In 1893, Alfred Werner proposed a system for the structure of inorganic chemical compounds that explained why some species composed of the same constituents exhibited different chemical properties such as colour and conductivity.
His ideas were met with a great deal of scepticism as the prevailing model at the time was one proposed by Sophus Mads Jorgensen in which inorganic compounds were envisioned to form catenated structures similar to those proposed for organic chemistry. To put that in simpler terms, Jorgensen’s theory had atoms forming chains; Werner’s didn’t.
The two gentlemen went at it in the literature for several years with Jorgensen being the senior statesman holding onto the past and Werner being the young buck trying to drag the discipline into the future.
In the end, Werner won out. His evidence and results were undeniable. Indeed, in a story that is likely apocryphal, Werner presented his results at a conference with Jorgensen present. At the end of Werner’s presentation, Jorgensen is supposed to have stood and said “Dr. Werner, you have convinced me. I was wrong. I shall use your system of nomenclature from now on” (or something like that). And he did. He became Werner’s biggest supporter.
This is not one of the more well-known controversies in the early days of chemistry. Indeed, if I wasn’t trained in inorganic chemistry, I likely would never have heard of it. But the results of Werner’s work led to the development of an area called “coordination chemistry,” which has been much of my life’s work. You may hear more about coordination chemistry in the future as “metal organic frameworks” start to make their way out of the laboratory and into modern technology.
I mention this story not for its scientific interest but because it is one of the rare examples of a dramatic and complete paradigm shift within science which can be traced to a singular moment in time. Prior to that fateful conference, the majority of chemists believed in Jorgensen’s approach and nomenclature, often ridiculing Werner’s theories. After the conference, it was Werner who was triumphant and Jorgensen’s work became an interesting historical sidenote.
Paradigm shifts in science happen all the time. It is part of the nature of what scientists do. We almost expect that our best work will one day be swallowed by some future theory or change in our understanding. We are very used to finding out our research has come to naught. And our experiments haven’t worked.
It isn’t easy to accept you have been wrong. Indeed, there have been some ugly incidences in the history of science where shifting the current understanding of knowledge has taken a tremendous toll both academically and personally.
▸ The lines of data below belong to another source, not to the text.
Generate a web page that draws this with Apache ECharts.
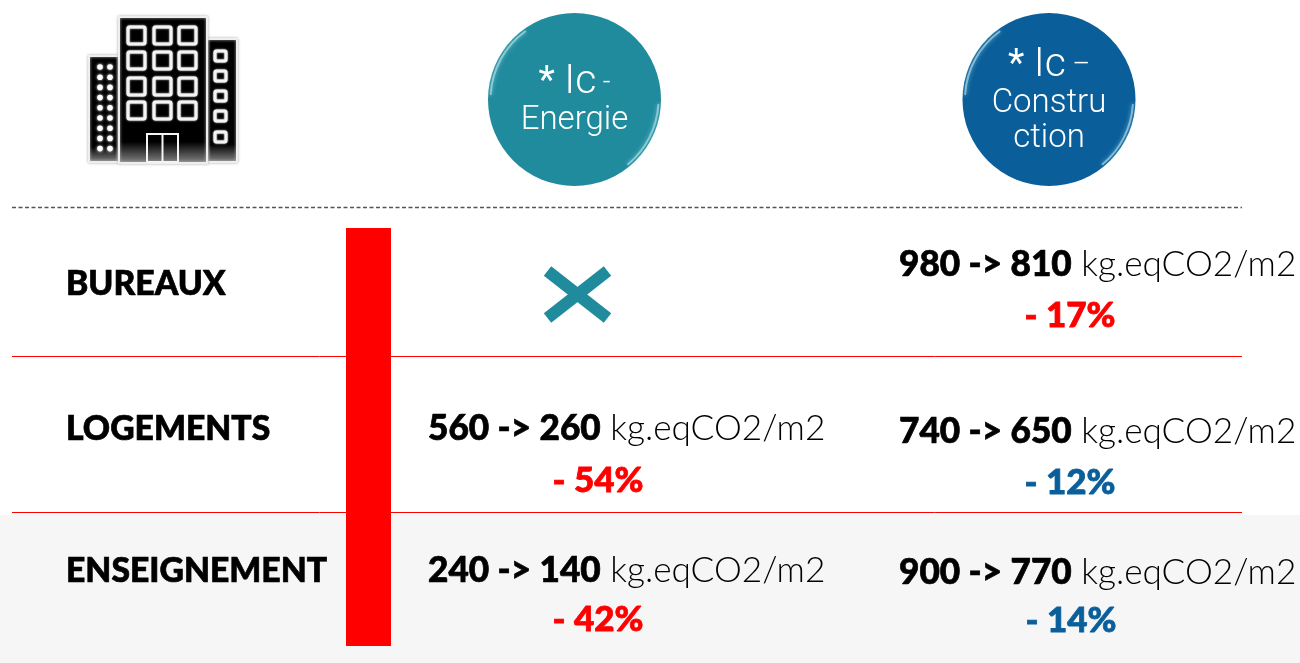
<!DOCTYPE html>
<html>
<head>
<meta charset="utf-8">
<title>Ic Energie / Ic Construction</title>
<script src="https://cdn.jsdelivr.net/npm/echarts@6/dist/echarts.min.js"></script>
<style>
  html, body { margin: 0; padding: 0; background: #fff; }
  #main { width: 1300px; height: 663px; }
</style>
</head>
<body>
<div id="main"></div>
<script>
    // data
    var rowNames = ['BUREAUX', 'LOGEMENTS', 'ENSEIGNEMENT'];
    var energieFrom = [null, 560, 240];
    var energieTo = [null, 260, 140];
    var energiePct = [null, 54, 42];
    var constructionFrom = [980, 740, 900];
    var constructionTo = [810, 650, 770];
    var constructionPct = [17, 12, 14];
    var unitLabel = 'kg.eqCO2/m2';
    var energieBadge = ['Energie'];
    var constructionBadge = ['Constru', 'ction'];

    // layout
    var TEAL = '#208b9d', BLUE = '#0a5f9a', RED = '#ff0000';
    var rowLabelY = [284, 429, 571];
    var energieY = [null, 429, 571];
    var energiePctY = [null, 481, 620];
    var energiePctX = 598;
    var constructionY = [265, 432, 573];
    var constructionPctY = [316, 483, 621];
    var constructionPctX = [1070, 1070, 1071];
    var pctColors = [RED, BLUE, BLUE];

    var els = [];

    function addRect(x, y, w, h, fill, extra, r) {
        var style = { fill: fill };
        for (var k in extra) { style[k] = extra[k]; }
        els.push({ type: 'rect', shape: { x: x, y: y, width: w, height: h, r: r || 0 }, style: style });
    }
    function addLine(x1, y1, x2, y2, color, width, dash) {
        els.push({
            type: 'line',
            shape: { x1: x1, y1: y1, x2: x2, y2: y2 },
            style: { stroke: color, lineWidth: width, lineDash: dash || null }
        });
    }
    function addText(text, x, y, size, weight, color, family, align, thick) {
        els.push({
            type: 'text', x: x, y: y,
            style: {
                text: text, fill: color, fontSize: size, fontWeight: weight,
                fontFamily: family || 'Lato', align: align || 'left', verticalAlign: 'middle',
                stroke: thick ? color : null, lineWidth: thick || 0
            }
        });
    }

    // fond gris + lignes
    addRect(0, 515, 1300, 148, '#f6f6f6');
    addLine(12, 207.5, 1242, 207.5, '#555555', 1.3, [4, 2.5]);
    addLine(12, 356.5, 1242, 356.5, RED, 1);
    addLine(12, 512.5, 1242, 512.5, RED, 1);
    addRect(346, 228, 45, 418, RED);

    // immeuble
    function drawBuilding() {
        var fade = {
            type: 'linear', x: 0, y: 0, x2: 0, y2: 1,
            colorStops: [{ offset: 0, color: '#000' }, { offset: 0.85, color: '#000' }, { offset: 1, color: '#8a8a8a' }]
        };
        var edge = { stroke: '#eeeeee', lineWidth: 2, shadowBlur: 3, shadowColor: '#bbb' };
        addRect(89, 56, 30, 106, fade, edge);
        addRect(207, 39, 30, 123, fade, edge);
        addRect(119, 17, 88, 146, fade, edge);
        var i, j;
        var winX = [128, 154, 179], winY = [27, 52, 78, 102];
        for (i = 0; i < winY.length; i++) {
            for (j = 0; j < winX.length; j++) {
                addRect(winX[j], winY[i], 17, 17, '#000', { stroke: '#f4f4f4', lineWidth: 3, shadowBlur: 2, shadowColor: '#fff' }, 1.5);
            }
        }
        var sideY = [51, 71, 91, 111, 132];
        for (i = 0; i < sideY.length; i++) {
            addRect(215, sideY[i], 11, 10, '#000', { stroke: '#f4f4f4', lineWidth: 3, shadowBlur: 2, shadowColor: '#fff' }, 1.5);
        }
        for (i = 0; i < 9; i++) {
            els.push({ type: 'circle', shape: { cx: 100, cy: 67 + i * 10.2, r: 2.8 }, style: { fill: '#fff', shadowBlur: 3, shadowColor: '#fff' } });
            els.push({ type: 'circle', shape: { cx: 110, cy: 67 + i * 10.2, r: 2.8 }, style: { fill: '#fff', shadowBlur: 3, shadowColor: '#fff' } });
        }
        addRect(147, 134, 31, 28, 'rgba(0,0,0,0)', { stroke: '#f4f4f4', lineWidth: 2 });
        addLine(162.5, 134, 162.5, 162, '#f4f4f4', 2);
    }
    drawBuilding();

    // pastilles
    function drawBadge(cx, cy, color, head, dash, lines, ys) {
        els.push({ type: 'circle', shape: { cx: cx, cy: cy, r: 86.5 }, style: { fill: color } });
        var glow = { stroke: 'rgba(200,240,245,0.55)', lineWidth: 2, lineCap: 'round', fill: 'none', shadowBlur: 4, shadowColor: '#bfeef5' };
        els.push({ type: 'arc', shape: { cx: cx, cy: cy, r: 84, startAngle: Math.PI * 1.02, endAngle: Math.PI * 1.3 }, style: glow });
        els.push({ type: 'arc', shape: { cx: cx, cy: cy, r: 84, startAngle: Math.PI * 0.02, endAngle: Math.PI * 0.28 }, style: glow });
        els.push({
            type: 'text', x: cx, y: head,
            style: {
                text: '{s|* }{i|Ic}{d| ' + dash + '}',
                align: 'center', verticalAlign: 'middle',
                rich: {
                    s: { fontFamily: 'Roboto', fontWeight: 400, fontSize: 38, fill: '#fff' },
                    i: { fontFamily: 'Roboto', fontWeight: 300, fontSize: 41, fill: '#fff' },
                    d: { fontFamily: 'Roboto', fontWeight: 300, fontSize: 27, fill: '#fff' }
                }
            }
        });
        for (var i = 0; i < lines.length; i++) {
            addText(lines[i], cx, ys[i], 33, 300, '#ffffff', 'Roboto', 'center');
        }
    }
    drawBadge(574.5, 99.5, TEAL, 83, '-', energieBadge, [121]);
    drawBadge(1049, 99.5, BLUE, 66, '–', constructionBadge, [104, 139]);

    // croix : pas de valeur pour les bureaux
    addLine(547.5, 271, 607.5, 318, TEAL, 12);
    addLine(607.5, 271, 547.5, 318, TEAL, 12);

    function valueText(from, to, x, y) {
        els.push({
            type: 'text', x: x, y: y,
            style: {
                text: '{b|' + from + ' -> ' + to + '}{l| ' + unitLabel + '}',
                verticalAlign: 'middle',
                rich: {
                    b: { fontFamily: 'Lato', fontWeight: 900, fontSize: 35.2, fill: '#000', stroke: '#000', lineWidth: 0.7 },
                    l: { fontFamily: 'Lato', fontWeight: 300, fontSize: 35.2, fill: '#000' }
                }
            }
        });
    }

    rowNames.forEach(function (name, i) {
        addText(name, 66, rowLabelY[i], 33.7, 900, '#000', 'Lato', 'left', 0.7);
        if (energieFrom[i] !== null) {
            valueText(energieFrom[i], energieTo[i], 428, energieY[i]);
            addText('- ' + energiePct[i] + '%', energiePctX, energiePctY[i], 35, 900, RED, 'Lato', 'center', 0.8);
        }
        valueText(constructionFrom[i], constructionTo[i], 899, constructionY[i]);
        addText('- ' + constructionPct[i] + '%', constructionPctX[i], constructionPctY[i], 35, 900, pctColors[i], 'Lato', 'center', 0.8);
    });

    var chart = echarts.init(document.getElementById('main'));
    chart.setOption({
        animation: false,
        backgroundColor: '#ffffff',
        graphic: { elements: els }
    });
</script>
</body>
</html>
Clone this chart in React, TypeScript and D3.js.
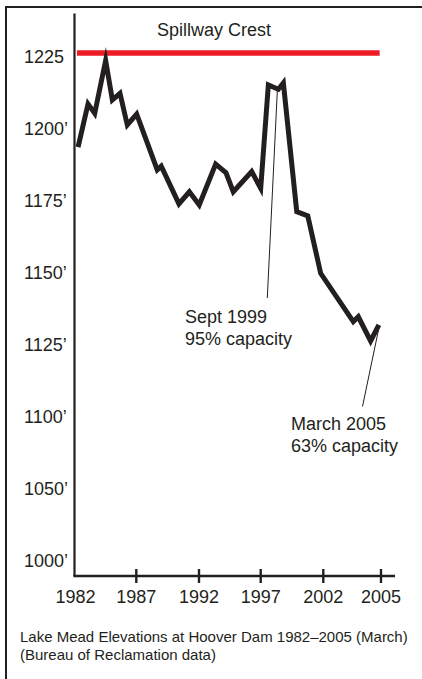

There are also some more famous stories. Albert Einstein is probably the most famous physicist of all time and his work on relativity unlocked our understanding of time and space. He explained the cosmos on the grandest of scales but when it came to looking inside the atom where quantum mechanics reigns, he could not countenance what the theories had to say.
Quantum mechanics depends on probabilities and shifts the world from a deterministic one to a much more random structure. Einstein’s famous retort to the whole idea is captured in his utterance: “The old one does not play dice with the universe.” And yet, that is the way the universe functions.
Einstein is reported to have come to terms with quantum mechanics eventually but right up to the end of his days he was reportedly trying to reconcile the world of the very tiny with the very large universe.
Why mention all of this? Because paradigm shifts happen. And I would respectfully suggest we are going through one.
Over the past year, there has been a major shift in societal understanding around the world on the effects of race and racial inequality. Race is a constructed concept as we are all human beings. But it was a concept used in the “age of exploration” to distinguish between people and place them into groups with no legitimate basis other than to make some people superior to others.
This spawned thousands of years of racial inequality. When the world’s population was a fraction of today’s and we all lived in separate parts of the world far from each other, we could pretend people from elsewhere were somehow different.
But in today’s crowded world, where anyone can get almost anywhere in a matter of days, the notion that we are not all one race has seen its day. We need a paradigm shift in our understanding of ourselves and our racial history. Some of the truths are going to be uncomfortable but they are true nonetheless.
It is time to face up to the truths of the past and shift the paradigm.